**PROBLEM TO SOLVE**
Below are the records. List every line holding the word "this".

**DATASET CONTENT**
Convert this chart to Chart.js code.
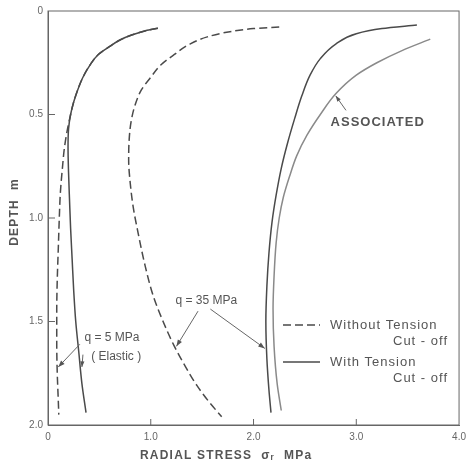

...

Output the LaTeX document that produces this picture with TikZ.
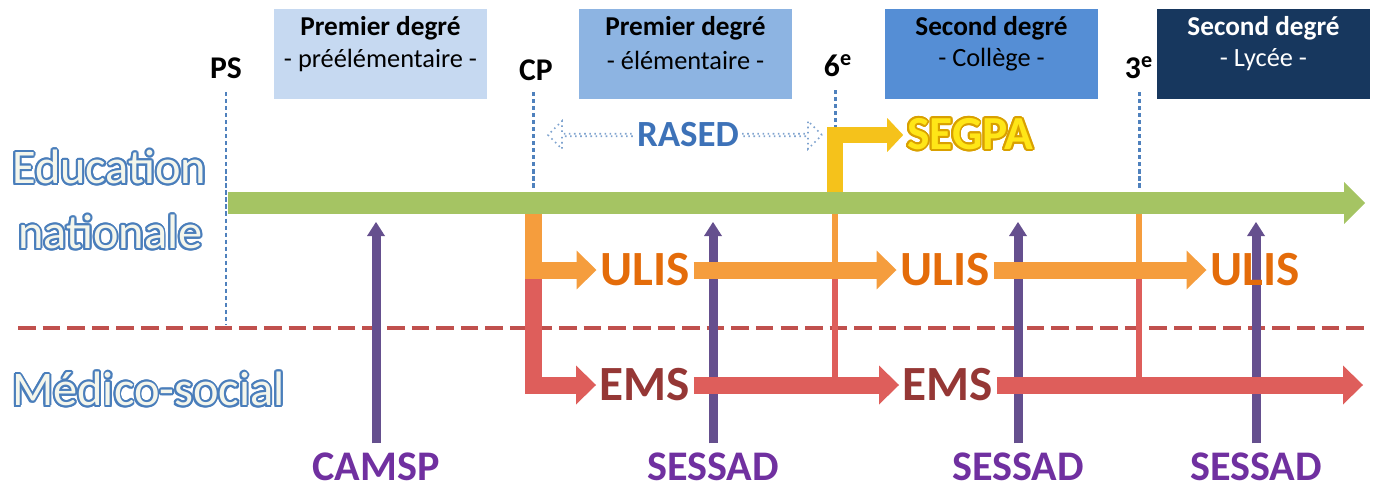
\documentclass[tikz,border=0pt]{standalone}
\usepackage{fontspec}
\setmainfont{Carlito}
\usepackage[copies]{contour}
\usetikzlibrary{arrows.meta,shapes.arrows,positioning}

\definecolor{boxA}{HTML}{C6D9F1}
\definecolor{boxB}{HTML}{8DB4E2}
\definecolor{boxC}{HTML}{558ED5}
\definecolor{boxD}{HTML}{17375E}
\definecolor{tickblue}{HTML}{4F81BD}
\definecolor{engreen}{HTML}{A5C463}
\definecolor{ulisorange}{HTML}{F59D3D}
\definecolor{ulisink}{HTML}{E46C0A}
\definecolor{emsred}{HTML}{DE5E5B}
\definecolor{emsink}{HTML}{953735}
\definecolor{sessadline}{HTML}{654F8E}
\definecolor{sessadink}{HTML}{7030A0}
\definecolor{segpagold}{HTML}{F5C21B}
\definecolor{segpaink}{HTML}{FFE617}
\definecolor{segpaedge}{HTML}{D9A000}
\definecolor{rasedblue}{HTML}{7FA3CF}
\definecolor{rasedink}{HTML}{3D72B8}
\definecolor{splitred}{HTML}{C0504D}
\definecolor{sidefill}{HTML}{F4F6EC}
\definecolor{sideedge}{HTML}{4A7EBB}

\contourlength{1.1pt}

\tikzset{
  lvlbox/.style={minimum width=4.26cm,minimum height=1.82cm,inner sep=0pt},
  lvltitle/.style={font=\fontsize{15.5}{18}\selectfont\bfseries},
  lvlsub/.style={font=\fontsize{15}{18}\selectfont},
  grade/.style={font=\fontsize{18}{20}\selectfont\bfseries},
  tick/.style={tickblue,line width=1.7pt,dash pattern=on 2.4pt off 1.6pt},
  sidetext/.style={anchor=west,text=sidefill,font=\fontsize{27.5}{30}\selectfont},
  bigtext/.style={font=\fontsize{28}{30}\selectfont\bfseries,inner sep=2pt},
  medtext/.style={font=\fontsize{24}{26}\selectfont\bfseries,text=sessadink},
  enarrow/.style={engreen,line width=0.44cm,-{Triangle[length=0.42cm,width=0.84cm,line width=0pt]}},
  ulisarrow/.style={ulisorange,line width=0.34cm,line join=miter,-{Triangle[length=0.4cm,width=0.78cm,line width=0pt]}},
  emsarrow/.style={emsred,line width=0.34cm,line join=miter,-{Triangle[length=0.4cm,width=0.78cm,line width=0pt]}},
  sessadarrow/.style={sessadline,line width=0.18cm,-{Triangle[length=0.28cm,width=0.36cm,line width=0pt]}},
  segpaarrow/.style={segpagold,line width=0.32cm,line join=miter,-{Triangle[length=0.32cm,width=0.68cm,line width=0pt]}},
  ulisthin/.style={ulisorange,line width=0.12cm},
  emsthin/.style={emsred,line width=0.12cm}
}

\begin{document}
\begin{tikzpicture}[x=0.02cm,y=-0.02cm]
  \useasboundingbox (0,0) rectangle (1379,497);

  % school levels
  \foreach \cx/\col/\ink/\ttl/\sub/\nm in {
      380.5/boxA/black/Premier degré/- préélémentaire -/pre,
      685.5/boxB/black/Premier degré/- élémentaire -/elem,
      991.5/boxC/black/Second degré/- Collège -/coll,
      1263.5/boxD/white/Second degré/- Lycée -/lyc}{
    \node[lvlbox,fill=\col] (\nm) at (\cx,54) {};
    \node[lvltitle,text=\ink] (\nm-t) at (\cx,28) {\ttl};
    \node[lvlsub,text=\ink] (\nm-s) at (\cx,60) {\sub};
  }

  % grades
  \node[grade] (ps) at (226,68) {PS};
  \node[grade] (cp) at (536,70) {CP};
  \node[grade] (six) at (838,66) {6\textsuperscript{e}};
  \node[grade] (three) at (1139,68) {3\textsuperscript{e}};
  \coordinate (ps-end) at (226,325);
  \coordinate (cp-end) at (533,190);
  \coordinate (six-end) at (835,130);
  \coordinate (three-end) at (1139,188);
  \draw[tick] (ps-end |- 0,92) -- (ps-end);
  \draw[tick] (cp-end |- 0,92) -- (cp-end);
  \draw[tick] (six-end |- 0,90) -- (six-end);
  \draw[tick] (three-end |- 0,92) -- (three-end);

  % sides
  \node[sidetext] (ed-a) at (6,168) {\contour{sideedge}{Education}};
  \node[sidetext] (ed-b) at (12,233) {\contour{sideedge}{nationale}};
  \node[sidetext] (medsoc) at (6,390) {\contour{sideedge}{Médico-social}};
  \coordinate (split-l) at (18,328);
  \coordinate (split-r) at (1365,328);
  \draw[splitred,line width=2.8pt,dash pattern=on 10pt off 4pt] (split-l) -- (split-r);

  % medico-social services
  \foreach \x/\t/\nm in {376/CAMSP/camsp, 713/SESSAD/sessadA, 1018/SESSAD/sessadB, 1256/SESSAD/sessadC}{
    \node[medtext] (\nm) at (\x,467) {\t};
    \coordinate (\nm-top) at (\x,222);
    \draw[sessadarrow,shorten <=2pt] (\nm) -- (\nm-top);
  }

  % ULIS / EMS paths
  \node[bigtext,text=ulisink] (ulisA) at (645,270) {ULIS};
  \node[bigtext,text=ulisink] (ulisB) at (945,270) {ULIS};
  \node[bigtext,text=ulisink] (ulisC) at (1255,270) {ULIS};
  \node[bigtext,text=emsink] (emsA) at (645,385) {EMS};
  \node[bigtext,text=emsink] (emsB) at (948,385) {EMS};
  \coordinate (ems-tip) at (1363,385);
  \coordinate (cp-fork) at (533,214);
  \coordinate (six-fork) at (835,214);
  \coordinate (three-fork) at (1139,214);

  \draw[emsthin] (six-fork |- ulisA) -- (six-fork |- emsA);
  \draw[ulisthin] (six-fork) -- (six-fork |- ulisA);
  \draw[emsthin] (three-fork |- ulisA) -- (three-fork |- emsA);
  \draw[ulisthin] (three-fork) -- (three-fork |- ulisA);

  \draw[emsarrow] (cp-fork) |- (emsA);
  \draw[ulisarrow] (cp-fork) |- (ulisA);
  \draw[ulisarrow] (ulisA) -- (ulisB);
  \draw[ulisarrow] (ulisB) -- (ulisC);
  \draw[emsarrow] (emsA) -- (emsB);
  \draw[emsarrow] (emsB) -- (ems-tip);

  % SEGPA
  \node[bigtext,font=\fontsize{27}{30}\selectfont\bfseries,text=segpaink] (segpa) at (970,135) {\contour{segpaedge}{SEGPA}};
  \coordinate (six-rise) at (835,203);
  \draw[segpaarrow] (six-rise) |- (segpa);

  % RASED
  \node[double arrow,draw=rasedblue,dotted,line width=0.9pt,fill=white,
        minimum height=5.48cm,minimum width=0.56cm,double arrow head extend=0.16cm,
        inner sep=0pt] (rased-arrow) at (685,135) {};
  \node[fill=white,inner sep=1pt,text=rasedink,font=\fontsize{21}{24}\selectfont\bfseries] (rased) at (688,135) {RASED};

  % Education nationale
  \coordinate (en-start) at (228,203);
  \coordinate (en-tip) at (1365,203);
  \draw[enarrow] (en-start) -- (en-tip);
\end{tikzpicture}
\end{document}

**REPLY**
Convert this chart to Chart.js code.
Output the LaTeX document that produces this picture with TikZ.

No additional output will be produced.